According to the China Statistical Yearbook 2016, today there are more than 20 million young adults who live alone. These young solitary individuals are known as China’s ‘empty-nest’ youth.

“Confined to the room that I rent, a pet is all I can talk with. My computer and mobile phone are my closest friends,” read one message posted online by a Chinese netizen reflecting on his life as an “empty-nester.”

Traditionally, “empty-nesters” are between the ages of 20 to 30, live alone in big cities, experience great pressure due to limited professional skills. They live just above the poverty line, and because they’re broke all of the time, which prevents them from going out and getting involved in social activities.  

Factors like the lack of social stability and slim chances for upward mobility are often blamed for having a devastating effect on young people’s momentum and thus fostering the growing number of young empty nesters.

It has become a widely concerned phenomenon in Chinese society.

But Liu Chunling, researcher with the Institute of Sociology at the Chinese Academy of Social Sciences has something different to say about it.

According to Liu, there are a couple of reasons contributing to this phenomenon that has long since been ignored.

Liu believes the constant migration flow from village to city and from city to metropolis is the inevitable result of social development worldwide.

In other words, “empty nesters” are the offspring of modernization.

Additionally, increasing living standards and life expectations have had an influence.
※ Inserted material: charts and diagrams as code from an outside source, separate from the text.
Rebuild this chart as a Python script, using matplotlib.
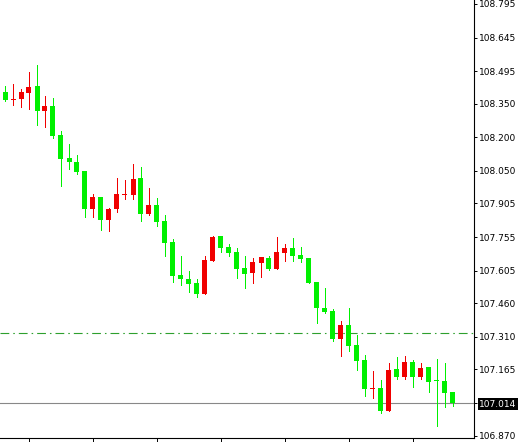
import matplotlib
matplotlib.use('Agg')
import matplotlib.pyplot as plt
import numpy as np

# OHLC (green = falling candle, red = rising candle)
opens = [108.402, 108.367, 108.371, 108.398, 108.429, 108.318, 108.340, 108.211, 108.108, 108.090,
         108.050, 107.880, 107.934, 107.831, 107.880, 107.943, 107.943, 108.019, 107.858, 107.898,
         107.827, 107.733, 107.586, 107.568, 107.550, 107.501, 107.648, 107.760, 107.711, 107.689,
         107.617, 107.595, 107.640, 107.662, 107.613, 107.684, 107.706, 107.675, 107.662, 107.555,
         107.439, 107.425, 107.301, 107.363, 107.274, 107.207, 107.077, 107.082, 106.979, 107.167,
         107.131, 107.198, 107.131, 107.176, 107.113, 107.113, 107.064]
highs = [108.429, 108.438, 108.416, 108.492, 108.523, 108.385, 108.376, 108.228, 108.170, 108.121,
         108.050, 107.947, 107.934, 107.885, 108.019, 108.010, 108.081, 108.068, 107.974, 107.930,
         107.854, 107.747, 107.671, 107.604, 107.568, 107.671, 107.760, 107.760, 107.724, 107.706,
         107.671, 107.662, 107.666, 107.671, 107.756, 107.724, 107.751, 107.711, 107.662, 107.555,
         107.528, 107.434, 107.381, 107.439, 107.318, 107.229, 107.158, 107.118, 107.194, 107.220,
         107.225, 107.207, 107.194, 107.176, 107.211, 107.194, 107.064]
lows = [108.362, 108.344, 108.335, 108.327, 108.255, 108.246, 108.197, 107.983, 108.059, 108.037,
        107.845, 107.845, 107.787, 107.782, 107.867, 107.925, 107.925, 107.827, 107.854, 107.805,
        107.671, 107.555, 107.541, 107.510, 107.488, 107.501, 107.648, 107.689, 107.671, 107.573,
        107.528, 107.550, 107.577, 107.608, 107.613, 107.648, 107.648, 107.644, 107.550, 107.372,
        107.417, 107.292, 107.225, 107.247, 107.162, 107.046, 107.037, 106.970, 106.979, 107.122,
        107.122, 107.086, 107.122, 107.064, 106.912, 106.997, 107.002]
closes = [108.367, 108.368, 108.402, 108.425, 108.318, 108.340, 108.206, 108.103, 108.090, 108.045,
          107.880, 107.934, 107.831, 107.880, 107.947, 107.947, 108.014, 107.858, 107.898, 107.822,
          107.729, 107.582, 107.568, 107.546, 107.501, 107.653, 107.756, 107.706, 107.684, 107.613,
          107.591, 107.644, 107.666, 107.613, 107.689, 107.706, 107.671, 107.657, 107.550, 107.439,
          107.421, 107.301, 107.363, 107.269, 107.202, 107.077, 107.080, 106.979, 107.162, 107.131,
          107.198, 107.131, 107.171, 107.109, 107.113, 107.060, 107.015]

y_ticks = [108.795, 108.645, 108.495, 108.350, 108.200, 108.050, 107.905, 107.755,
           107.605, 107.460, 107.310, 107.165, 107.014, 106.870]
x_ticks = [3, 11, 19, 27, 35, 43, 51]
level_line = 107.329
bid_price = 107.014

GREEN = '#00f000'
RED = '#f00000'

fig = plt.figure(figsize=(5.21, 4.42), dpi=100)
ax = fig.add_axes([0, 4 / 442, 474 / 521, 438 / 442])

o = np.array(opens)
h = np.array(highs)
l = np.array(lows)
c = np.array(closes)
x = np.arange(len(o))
cols = [RED if cc > oo else GREEN for oo, cc in zip(o, c)]

ax.vlines(x, l, h, colors=cols, linewidth=0.72, zorder=2, antialiased=False)
body_h = np.maximum(np.abs(c - o), 0.0045)
ax.bar(x, body_h, bottom=np.minimum(o, c), width=0.625, color=cols,
       linewidth=0, zorder=3, antialiased=False)

ax.axhline(level_line, color='#2ea02e', linewidth=0.8,
           dashes=(7.9, 3.6, 1.4, 3.6), zorder=1)
ax.axhline(bid_price, color='#888888', linewidth=0.8, zorder=1)

ax.set_xlim(-0.625, 58.625)
ax.set_ylim(106.8589, 108.8128)

for s in ['left', 'top']:
    ax.spines[s].set_visible(False)
for s in ['right', 'bottom']:
    ax.spines[s].set_color('black')
    ax.spines[s].set_linewidth(0.8)

ax.yaxis.tick_right()
ax.set_yticks(y_ticks)
ax.set_yticklabels([f'{v:.3f}' for v in y_ticks], fontsize=6.5,
                   family='DejaVu Sans')
ax.tick_params(axis='y', direction='out', length=2.5, width=0.7, pad=1.2,
               colors='black')
ax.set_xticks(x_ticks)
ax.set_xticklabels([])
ax.tick_params(axis='x', direction='out', length=3, width=0.7)

for lab, v in zip(ax.get_yticklabels(), y_ticks):
    if abs(v - bid_price) < 1e-6:
        lab.set_color('white')
        lab.set_bbox(dict(facecolor='black', edgecolor='none', pad=1.2))

fig.savefig('out.png', dpi=100, facecolor='white')
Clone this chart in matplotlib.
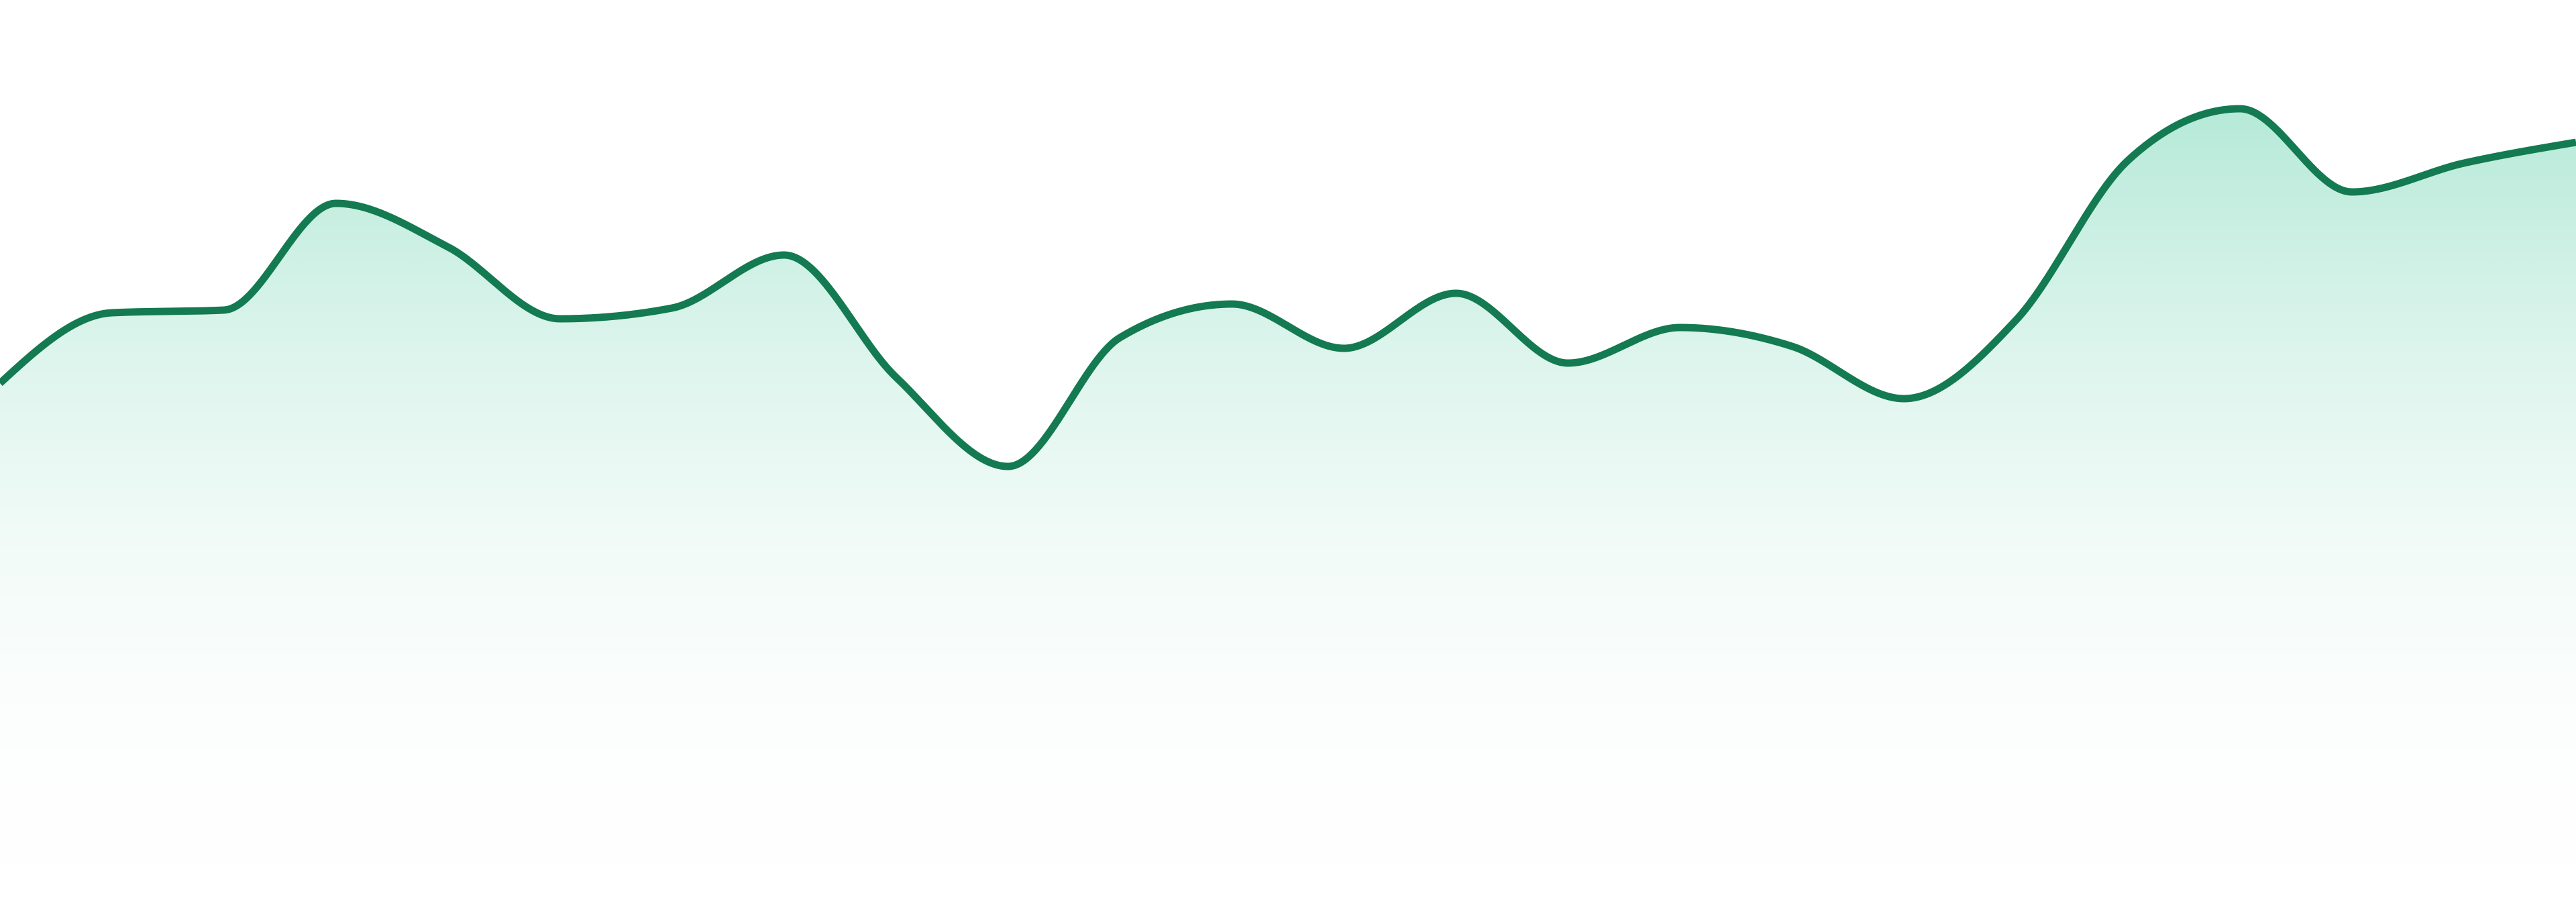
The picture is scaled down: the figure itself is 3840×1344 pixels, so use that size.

Since empty-nest youth are spending more money on eating better food, wearing better clothes, and using high-end digital products, loneliness is no longer the deterrent it used to be.

The survey conducted by Chinese Ministry of Education, Humanities, Society, and Science Research Youth Fund echoed Liu’s theory.

The survey concluded that though harassed by certain life pressure, empty nesters seem to have a positive attitude about their lives.  

The “empty nest” demographic is not only a problem found in China, as Eric Klinenberg wrote in “Going Solo.”

“Today, more than 50 percent of American adults are single, and 31 million—roughly one out of every seven adults—live alone.”